Le père de mes enfants (The Father of My Children)

Le père de mes enfants (The Father of My Children)
Editor’s Note: The following review and the recorded Q&A both contain what might be considered spoilers. Although I don’t consider this film one that requires the viewer to go in completely blind, consider yourself forewarned.

Le père de mes enfants (The Father of My Children) (Director: Mia Hansen-Løve): Grégoire Canvel is a harried wheeler-dealer of a film producer with a loving wife and three beautiful daughters. But he can barely find the time to see them with the never-ending demands of his job. Although he has all the trappings of success, including a house in the countryside, his company is facing bankruptcy due to years of accumulating debt. To make matters worse, he is in the midst of a film shoot with a demanding Swedish auteur who doesn’t know the meaning of the word “budget.” Although this sounds like a farce, it quickly becomes a tragedy.
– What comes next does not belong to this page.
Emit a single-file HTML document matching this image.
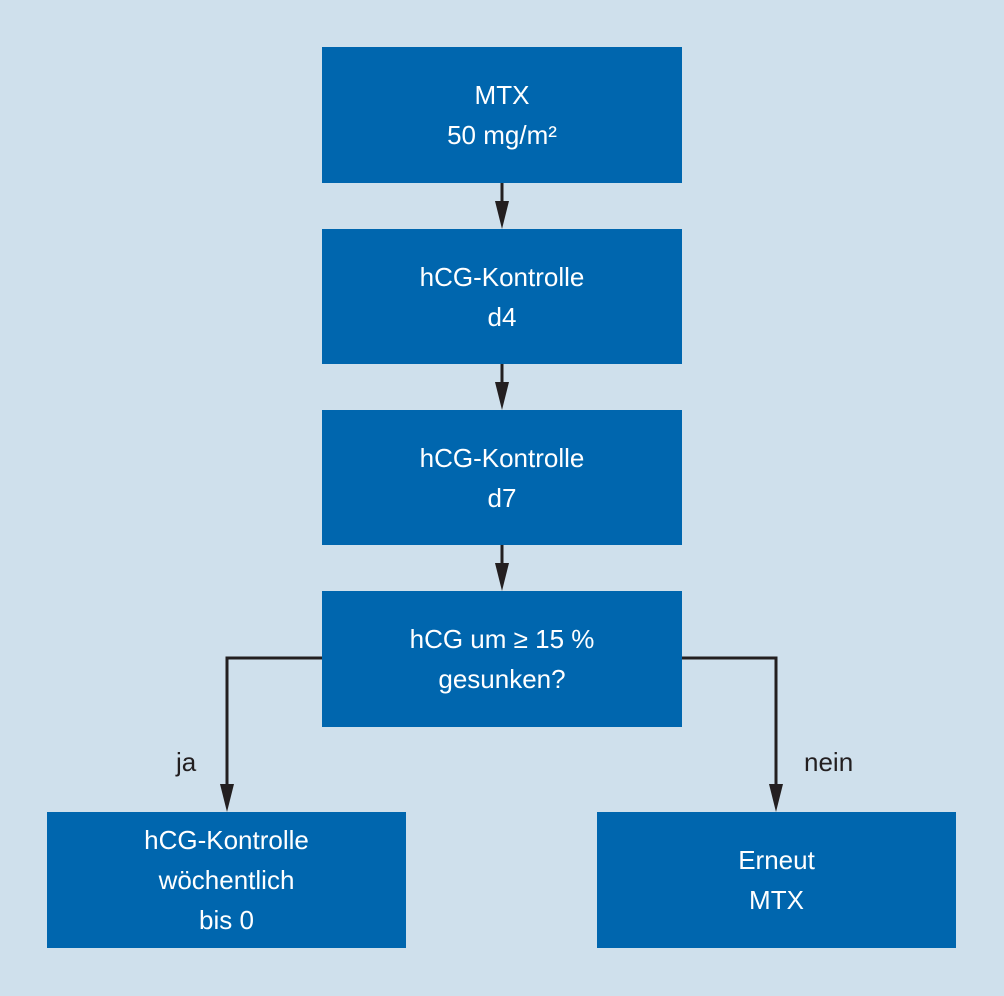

Grégoire is overextended in every way. He’s facing financial ruin and personal burnout, but he can’t seem to stop. Played with shaggy charm by Louis-Do de Lencquesaing, he is the centre of the world for both his employees and his family, but it’s wearing him out. Halfway through the film, he takes his own life. Though I can’t speak for the entire audience, this hit me hard because after spending not even an hour with him, I’d grown to love him too. You can see how a character like this could coast along for years without taking care of his finances. He was supporting artists and the commerce part came second. Admirable, but tragically foolish.
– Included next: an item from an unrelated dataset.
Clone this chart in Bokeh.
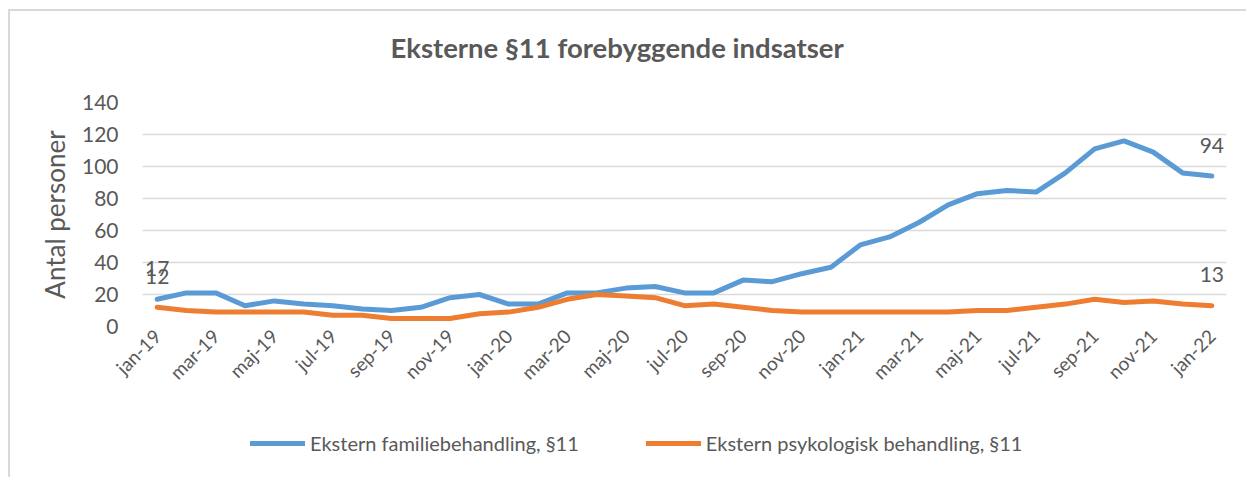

Understandably, the second part of the film loses a tremendous amount of momentum. His wife Sylvia takes over his failing company and tries to keep it afloat, though more to tie up loose ends rather than any real desire. His oldest daughter, teenaged Clémence (played by Alice de Lencquesaing, the real-life daughter of Louis-Do) floats through her grief, cultivating her own interest in film and discovering some secrets about her father. Critics have been keen to point out this change of tone and pace as a weakness in the film, but I’m not sure it isn’t entirely intentional. The film flails without the presence of the man everyone loved, and to me that’s a brave representation of the emptiness left by Grégoire’s death.

The film is crammed with lovely details which give it the texture of an authentic life. The scenes of the family together are heartbreakingly idyllic in the beginning, and just heartbreaking by the end. The children’s dialogue, their games and their relationship with their father are all wonderfully natural, and the performances, especially by the children, are extremely strong. In the post-screening Q&A, producer David Thion explained that the story, though fictional, was a response to the real-life suicide of French producer Humbert Balsan. He said that Hansen-Løve was working out her own feelings of grief and loss, and perhaps, I might add, trying to show herself and the rest of us what is really important.